If `alpha=3sin^-1(6/11) `and `beta=3cos^-1(4/9)`, where the inverse trigonometric functions take only the principal values, then the correct option(s) is (are)

To solve the problem, we need to analyze the given expressions for \( \alpha \) and \( \beta \): 1. **Given:** \[ \alpha = 3 \sin^{-1}\left(\frac{6}{11}\right) \] \[ \beta = 3 \cos^{-1}\left(\frac{4}{9}\right) \] 2. **Step 1: Analyze \( \alpha \)** - We know that \( \sin^{-1}(x) \) is defined for \( x \) in the range \([-1, 1]\). Here, \( \frac{6}{11} \) is valid. - Since \( \frac{6}{11} > \frac{1}{2} \), we can compare \( \sin^{-1}\left(\frac{6}{11}\right) \) with \( \sin^{-1}\left(\frac{1}{2}\right) \). - We know \( \sin^{-1}\left(\frac{1}{2}\right) = \frac{\pi}{6} \). - Thus, \( \sin^{-1}\left(\frac{6}{11}\right) > \frac{\pi}{6} \). Therefore: \[ 3 \sin^{-1}\left(\frac{6}{11}\right) > 3 \cdot \frac{\pi}{6} = \frac{\pi}{2} \] Hence, \( \alpha > \frac{\pi}{2} \). 3. **Step 2: Analyze \( \beta \)** - We know \( \cos^{-1}(x) \) is defined for \( x \) in the range \([-1, 1]\).
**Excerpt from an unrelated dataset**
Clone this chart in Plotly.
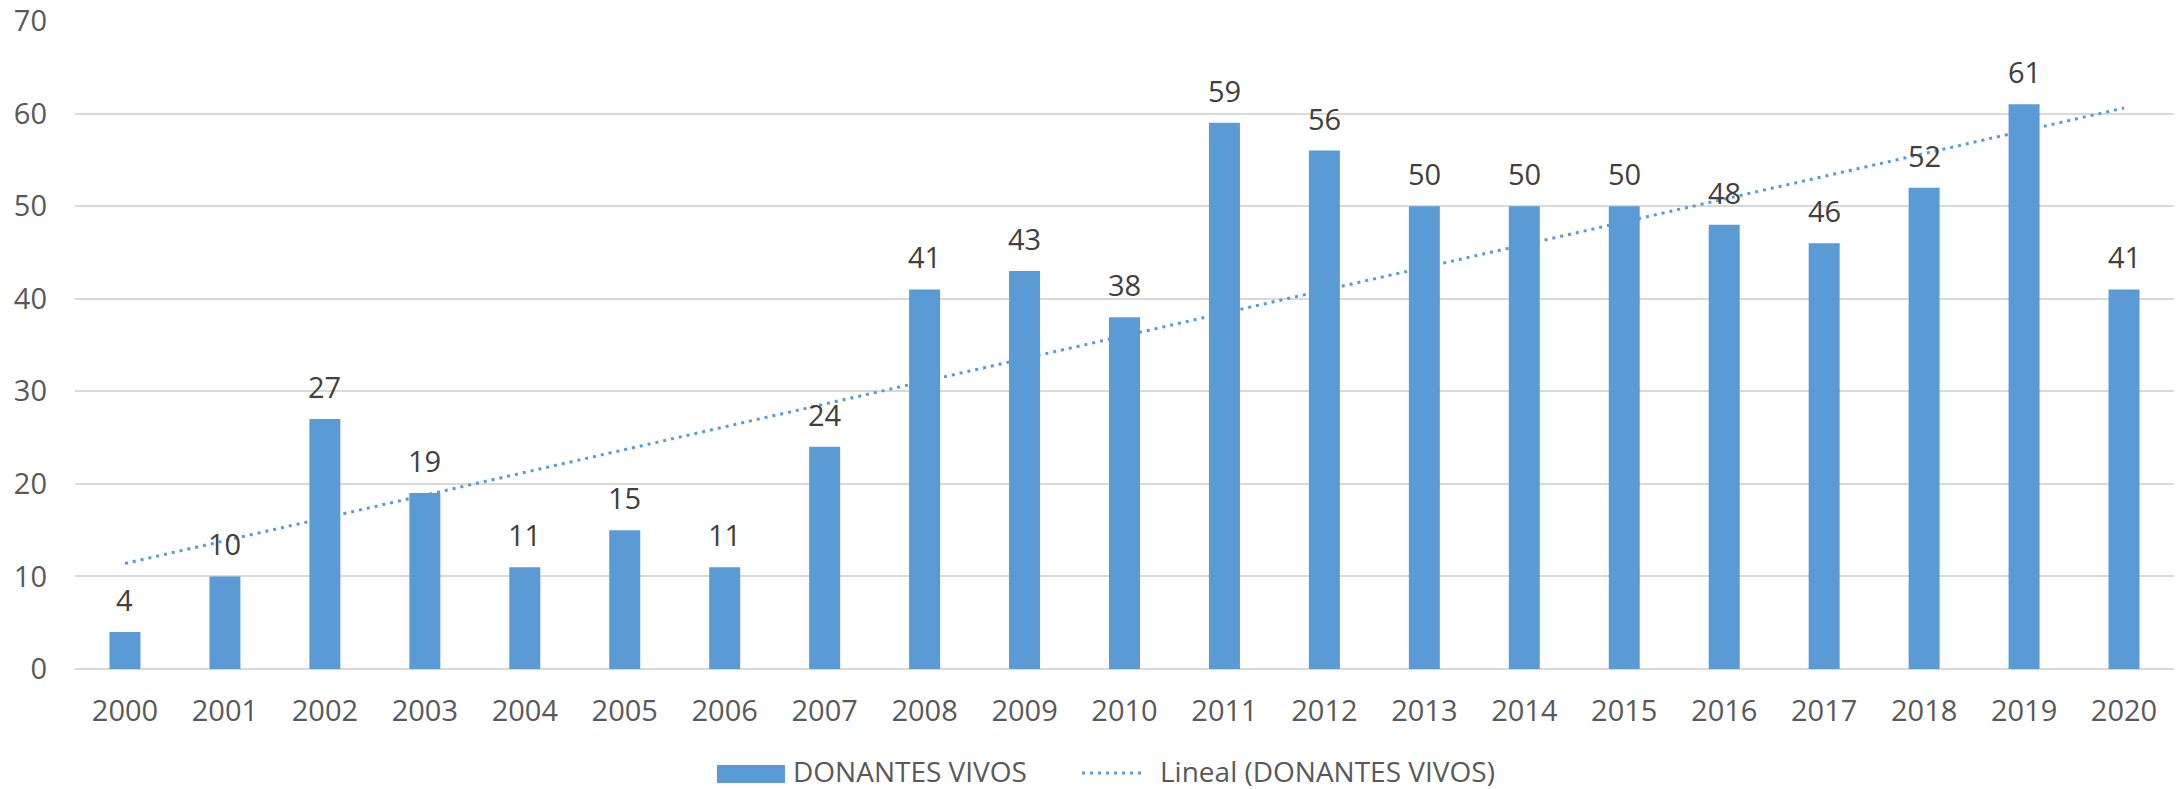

Here, \( \frac{4}{9} \) is valid. - Since \( \frac{4}{9} < \frac{1}{2} \), we can compare \( \cos^{-1}\left(\frac{4}{9}\right) \) with \( \cos^{-1}\left(\frac{1}{2}\right) \). - We know \( \cos^{-1}\left(\frac{1}{2}\right) = \frac{\pi}{3} \). - Thus, \( \cos^{-1}\left(\frac{4}{9}\right) > \frac{\pi}{3} \). Therefore: \[ 3 \cos^{-1}\left(\frac{4}{9}\right) > 3 \cdot \frac{\pi}{3} = \pi \] Hence, \( \beta > \pi \). 4. **Step 3: Combine \( \alpha \) and \( \beta \)** - Now we have: \[ \alpha > \frac{\pi}{2} \quad \text{and} \quad \beta > \pi \] Adding these inequalities: \[ \alpha + \beta > \frac{\pi}{2} + \pi = \frac{3\pi}{2} \] 5. **Step 4: Analyze the options** - **Option 1:** \( \cos(\beta) > 0 \) - Since \( \beta > \pi \), \( \cos(\beta) < 0 \). Thus, this option is **incorrect**. - **Option 2:** \( \sin(\beta) < 0 \) - Since \( \beta > \pi \), \( \sin(\beta) < 0 \). Thus, this option is **correct**. - **Option 3:** \( \cos(\alpha + \beta) > 0 \) - Since \( \alpha + \beta > \frac{3\pi}{2} \), \( \cos(\alpha + \beta) < 0 \). Thus, this option is **incorrect**. - **Option 4:** \( \cos(\alpha) < 0 \) - Since \( \alpha > \frac{\pi}{2} \), \( \cos(\alpha) < 0 \). Thus, this option is **correct**. 6. **Final Conclusion:** The correct options are **2 and 4**.